Неправда ли, этот рассказ звучит довольно дико? Точно в самом деле действие происходит в Англии, конституция которой разрешает гражданам пускать и ход оружие для защиты от незаконных вторжений полиции. Ну где же видано, чтобы мирный российский гражданин намеревался пустить в ход пистолеты против господ в мундирах небесного цвета, производящих у него обыск? Никому из современников Толстого, наверное, не пришло бы в голову требовать в подобном случае «гласного удовлетворения» или грозить правительству эмиграцией, хотя бы и не к Герцену {155} 155 Еще удивительнее то, что Толстой, по-видимому, получил тогда желаемое «гласное удовлетворение». Впрочем, десятью годами и позднее Лев Николаевич, как известно, снова собрался эмигрировать: «Я все продам в России и уеду в Англию, где есть уважение к личности всякого человека, а у нас всякий становой, если ему не кланяются в ноги, может сделать величайшую пакость» (там же, т. II, стр. 238).
. Впоследствии чувство собственного достоинства приняло у Толстого несколько иную форму. Понятие это и вообще растяжимо. Даже граф Чарский или Каренин были бы, вероятно, весьма удивлены, если бы им сказали, что они лишены чувства собственного достоинства. Да у них и в самом деле есть особый род бюрократической чувствительности, который тоже называют достоинством: случись с ними какая-нибудь обидная неприятность в служебном производстве, они подадут в отставку. С другой стороны, современный человек щепетильность князя Н. А. Болконского и его прообраза князя Н. С. Волконского назовет не собственным достоинством, а сословной гордостью, имеющей определенную историческую форму и определенные границы. Тот же князь Болконский, приказавший засыпать снегом дорогу, расчищенную для министра, в одной из самых удивительных по художественному совершенству сцен «Войны и мира» так вспоминает ночью свою молодость: «Ему представился Дунай, светлый полдень, камыши, русский лагерь, и он входит, он — молодой генерал, без одной морщины на лице, бодрый, веселый, румяный, в расписной шатер Потемкина, и жгучее чувство зависти к любимцу, столь же сильное, как и тогда, волнует его ».
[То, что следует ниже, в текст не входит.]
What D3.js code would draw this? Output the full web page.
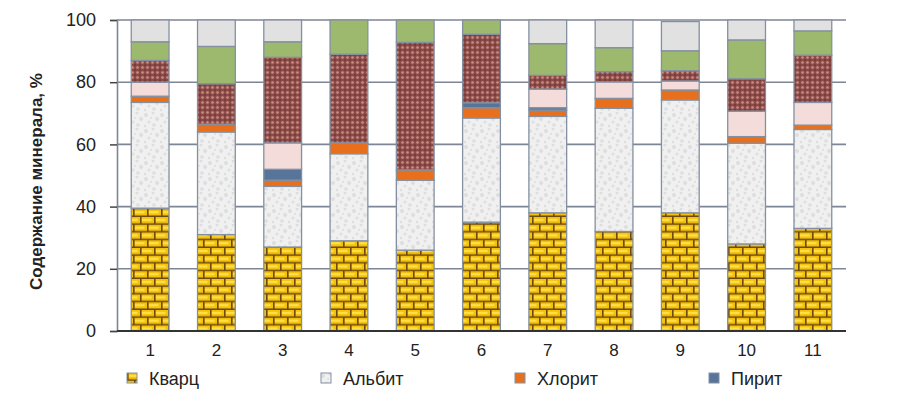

Князя Андрея, который является носителем современных понятий чести, уже очень мудрено представить себе завидующим «любимцу». А сам Л. Н. Толстой, живший последние годы по календарю XXI века, теоретически не найдет, пожалуй, настоящего достоинства и в князе Андрее. Но, в сущности, различие между ним и князем Андреем в данном случае очень невелико.
Между совестью Толстого и средней совестью людей нашего времени — огромная дистанция. Толстой называл братом Азефа, ласково отвечал той милой даме, «русской матери», которая прислала ему по почте намыленную веревку с деликатным письмом, старался любить крыс, серьезно скорбя о том, что их любить трудно. До этой ступени совести современному человечеству очень далеко; здесь различие даже не количественное, а качественное: это какая-то новая форма практической морали. Но для чести Толстой не нашел новой формы; он искал ее в гипертрофированной совести, а там ее нет, и это — большая трагедия. Чувство чести не мирится ни с ангельской кротостью, ни с подставлением другой щеки. Ему не должно быть места в обиходе сторонников толстовства. Но Лев Николаевич своей жизнью доказал — на фактах останавливаться нельзя, — что оно все-таки туда входит и почти в той самой форме, в которой честь проявляется у князя Андрея Болконского. Жизнь сплошь и рядом ставит людей в такое положение, когда неминуем конфликт между гипертрофированной совестью, требующей подставления другой щеки, и элементарной честью, запрещающей принимать удары даже по первой щеке. Тогда в спор властно вмешивается эстетика, — и победа обеспечена чести в сердце живого человека.
В воспоминаниях гр. И.Л. Толстого {156} 156 «Русское слово» за 1913 г.
есть рассказ о литературной забаве, которая в свое время происходила в Ясной Поляне. Всякий из участвовавших должен был письменно высказать свой идеал. Когда очередь дошла до Льва Николаевича, он ответил: «Сжечь все, чему поклонялся, поклониться всему, что сжигал...» Как странно! Люди вообще боятся кризисов; человека, меняющего убеждения, клеймят обидным прозвищем ренегата. О, конечно, тут есть оттенки: для реакционеров ренегат — Белинский, а Катков — честно эволюционировавший ум; для либералов — наоборот. Но для всех перемена убеждений составляет неприятную страницу жизни. В автобиографиях ее обыкновенно затушевывают, в биографиях сопровождают отпущением греха. А вот Лев Николаевич перемену убеждений открыто ставит в заслугу, больше того, уверенно относит ее к недосягаемой области идеала.